Another efficient solution is to use a top-sealing damper
, which creates a gasket seal similar to a door closing against weatherstripping. This keeps conditioned air from escaping and inhibits outside air from infiltrating the chimney. Lyemance, a leading manufacturer, says top-sealing dampers are 90 percent more efficient than throat dampers and can save hundreds of dollars annually on a typical sized home in a cold climate. Chimney-top dampers are available for $200 to $400.
Myth: You can't burn soft wood, like pine, because its pitch creates creosote that will coat the inside of your chimney and increase the possibility of chimney fires.
According to Ashley Eldridge, Director of Education for the National Chimney Sweep Guild
, you can indeed burn pine without making a sticky mess of the chimney. Seasoned wood (wood that has dried for a year) burns better than green wood, which has a high-water content because it is recently felled.

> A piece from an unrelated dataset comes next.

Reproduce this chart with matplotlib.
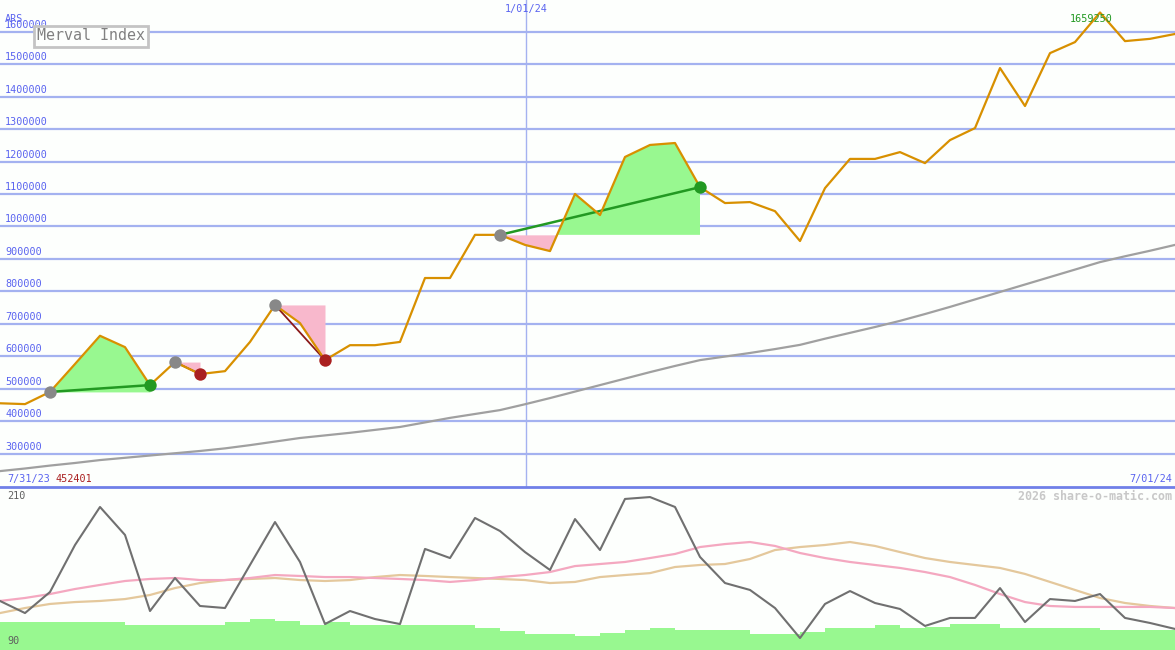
import numpy as np
import matplotlib
matplotlib.use("Agg")
import matplotlib.pyplot as plt

# weekly closes, 7/31/23 .. 7/01/24
price = [455000, 452401, 490000, 576000, 663000, 628000, 511000, 582000,
         545000, 554000, 644000, 758000, 702000, 588000, 634000, 634000,
         644000, 841000, 841000, 974000, 974000, 943000, 924000, 1100000,
         1035000, 1214000, 1251000, 1257000, 1121000, 1072000, 1075000, 1047000,
         955000, 1118000, 1208000, 1208000, 1229000, 1195000, 1266000, 1303000,
         1488000, 1371000, 1534000, 1568000, 1659250, 1571000, 1578000, 1593000]
long_ma = [246000, 254000, 263000, 271000, 280000, 287000, 294000, 301000,
           308000, 316000, 326000, 337000, 348000, 356000, 364000, 373000,
           382000, 396000, 410000, 422000, 434000, 452000, 471000, 491000,
           511000, 531000, 551000, 570000, 588000, 599000, 610000, 622000,
           635000, 654000, 672000, 690000, 709000, 730000, 752000, 775000,
           798000, 821000, 844000, 867000, 890000, 908000, 925000, 943000]

# lower panel
osc = [126.1, 117.2, 132.7, 167.3, 195.3, 174.7, 118.7, 143.0, 122.4, 120.9,
       152.6, 184.2, 154.8, 109.1, 118.7, 112.8, 109.1, 164.4, 157.7, 187.2,
       177.6, 162.1, 148.9, 186.4, 163.6, 201.2, 202.6, 195.3, 158.5, 139.3,
       134.2, 120.9, 98.8, 123.9, 133.4, 124.6, 120.2, 107.7, 113.6, 113.6,
       135.6, 110.6, 127.5, 126.1, 131.2, 113.6, 109.9, 105.5]
osc_fast = [126.1, 128.3, 131.2, 134.9, 137.9, 140.8, 142.3, 143.0, 141.5, 141.5,
            143.0, 145.2, 144.5, 143.7, 143.7, 143.0, 142.3, 141.5, 140.1, 141.5,
            143.7, 145.2, 147.4, 151.8, 153.3, 154.8, 157.7, 160.7, 165.8, 168.0,
            169.5, 166.6, 161.4, 157.7, 154.8, 152.6, 150.4, 147.4, 143.7, 137.9,
            131.2, 125.3, 122.4, 121.7, 121.7, 121.7, 121.7, 120.9]
osc_slow = [117.2, 120.9, 123.9, 125.3, 126.1, 127.5, 130.5, 135.6, 139.3, 141.5,
            142.3, 143.0, 141.5, 140.8, 141.5, 143.7, 145.2, 144.5, 143.7, 143.0,
            142.3, 141.5, 139.3, 140.1, 143.7, 145.2, 146.6, 151.1, 152.6, 153.3,
            157.0, 163.6, 165.8, 167.3, 169.5, 166.6, 162.1, 157.7, 154.8, 152.6,
            150.4, 146.0, 140.1, 134.2, 128.3, 124.6, 122.4, 120.9]
vol = [110.6, 110.6, 110.6, 110.6, 110.6, 108.4, 108.4, 108.4, 108.4, 110.6,
       112.8, 111.3, 108.4, 110.6, 108.4, 108.4, 108.4, 108.4, 108.4, 106.2,
       104.0, 101.8, 101.8, 100.3, 102.5, 104.7, 106.2, 104.7, 104.7, 104.7,
       101.8, 101.8, 103.3, 106.2, 106.2, 108.4, 106.2, 106.9, 109.1, 109.1,
       106.2, 106.2, 106.2, 106.2, 104.7, 104.7, 104.7, 104.7]

# signal trades (start index, end index)
signals = [(2, 6), (7, 8), (11, 13), (20, 28)]
grid_levels = [300000, 400000, 500000, 600000, 700000, 800000, 900000, 1000000,
               1100000, 1200000, 1300000, 1400000, 1500000, 1600000]
year_mark = 21.04   # 1/01/24

W, H = 1175, 650
fig = plt.figure(figsize=(W / 100, H / 100), dpi=100)
fig.patch.set_facecolor('#fdfffd')
mono = 'DejaVu Sans Mono'
blue_txt = '#5a64f0'
grid_c = '#a4b2f0'

def fx(px):
    return px / W

def fy(py):
    return 1 - py / H

# ---- top panel
ax = fig.add_axes([0, fy(487), 1, 487 / H])
ax.set_facecolor('#fdfffd')
x = np.arange(len(price))
ax.set_xlim(0, len(price) - 1)
ax.set_ylim(197000, 1697700)
for s in ax.spines.values():
    s.set_visible(False)
ax.set_xticks([]); ax.set_yticks([])

for lv in grid_levels:
    ax.axhline(lv, color=grid_c, lw=1.6, zorder=1)
    ax.annotate(str(lv), (0, lv), xycoords=('axes fraction', 'data'),
                xytext=(5, 2), textcoords='offset pixels', fontsize=7.3,
                family=mono, color=blue_txt, va='bottom', ha='left', zorder=6)
ax.axvline(year_mark, color=grid_c, lw=1, zorder=1)

ax.plot(x, long_ma, color='#a0a0a0', lw=1.6, zorder=3)

p = np.array(price, dtype=float)
for s, e in signals:
    xs = x[s:e + 1]
    ys = p[s:e + 1]
    base = p[s]
    ax.fill_between(xs, base, ys, where=ys >= base, interpolate=True,
                    color='#98f890', lw=0, zorder=2)
    ax.fill_between(xs, base, ys, where=ys <= base, interpolate=True,
                    color='#f8b8cc', lw=0, zorder=2)
    win = p[e] > base
    ax.plot([s, e], [base, p[e]], color='#229922' if win else '#8b1a1a',
            lw=1.8 if win else 1.3, zorder=4)

ax.plot(x, price, color='#d89000', lw=1.6, zorder=5)

for s, e in signals:
    win = p[e] > p[s]
    ax.scatter([s], [p[s]], s=80, color='#888888', zorder=7, lw=0)
    ax.scatter([e], [p[e]], s=80, color='#229922' if win else '#aa2020',
               zorder=7, lw=0)

imax = int(np.argmax(p))
ax.annotate(str(price[imax]), (imax, p[imax]), xytext=(-9, -7),
            textcoords='offset pixels', fontsize=7.3, family=mono,
            color='#229922', ha='center', va='center', zorder=8)

# ---- bottom panel
bx = fig.add_axes([0, 0, 1, 163 / H])
bx.set_facecolor('#fdfffd')
bx.set_xlim(0, len(price) - 1)
bx.set_ylim(90, 210)
for s in bx.spines.values():
    s.set_visible(False)
bx.set_xticks([]); bx.set_yticks([])
bx.bar(x, np.array(vol) - 90, bottom=90, width=1.0, align='edge',
       color='#98f890', lw=0, zorder=1)
bx.plot(x, osc_slow, color='#e4c89c', lw=1.6, zorder=2)
bx.plot(x, osc_fast, color='#f4a8c0', lw=1.6, zorder=2)
bx.plot(x, osc, color='#707070', lw=1.5, zorder=3)

# separator
fig.add_artist(plt.Line2D([0, 1], [fy(487), fy(487)], color='#7080e8', lw=2))

# texts
fig.text(fx(5), fy(19), 'ARS', fontsize=7.3, family=mono, color=blue_txt,
         va='center', ha='left')
fig.text(fx(37), fy(36), 'Merval Index', fontsize=10.8, family=mono,
         color='#808080', va='center', ha='left',
         bbox=dict(boxstyle='square,pad=0.2', fc='#fdfffd', ec='#c4c4c4', lw=2))
fig.text(fx(526), fy(9), '1/01/24', fontsize=7.3, family=mono, color=blue_txt,
         va='center', ha='center')
fig.text(fx(7), fy(479), '7/31/23', fontsize=7.3, family=mono, color=blue_txt,
         va='center', ha='left')
fig.text(fx(55), fy(479), str(min(price)), fontsize=7.3, family=mono,
         color='#aa2020', va='center', ha='left')
fig.text(fx(1172), fy(479), '7/01/24', fontsize=7.3, family=mono,
         color=blue_txt, va='center', ha='right')
fig.text(fx(1172), fy(496), '2026 share-o-matic.com', fontsize=8.4,
         family=mono, weight='bold', color='#c8c8c8', va='center', ha='right')
fig.text(fx(7), fy(496), '210', fontsize=7.3, family=mono, color='#606060',
         va='center', ha='left')
fig.text(fx(7), fy(641), '90', fontsize=7.3, family=mono, color='#606060',
         va='center', ha='left')

fig.savefig('out.png', dpi=100, facecolor=fig.get_facecolor())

It's also worth pointing out that most wood you'll burn, such as varieties from your local tree service or landscaper, is about as green a fuel as there is available. This is largely because it is locally harvested and transportation impact is minimal. Green experts refer to this as a low "embodied energy."
Myth: Unused chimneys don't need inspecting or cleaning.
The National Chimney Safety Institute of America
recommends annual chimney inspection.
Cracks can develop within the structure, as well obstructions like bird nests. An annual inspection enables you to pinpoint and fix small problems before they become huge, expensive ones.
The Fix: A certified chimney sweep inspects operation of parts susceptible to wear and tear, such as the damper, the chimney's interior and exterior construction. They're also trained to recommend and complete maintenance upgrades including stainless steel flue liners, like the HomeSaver. They'll diagnose performance issues like weak draft, smoke that doesn't flow forcefully up the chimney.
A basic inspection usually costs
around $200 and the price often includes a sweep (cleaning). Repairs or upgrades depend on severity of the problem, height of or access to the chimney, and other variables.
According to State Farm Insurance
, a sweep should clean a chimney if he sees 1/8-1/4 inch of creosote buildup. Creosote, a tar-like substance that lines a chimney with a sticky flammable coating, is a product of combustion and accumulates in the flue. It is an infamous ingredient for some chimney fires.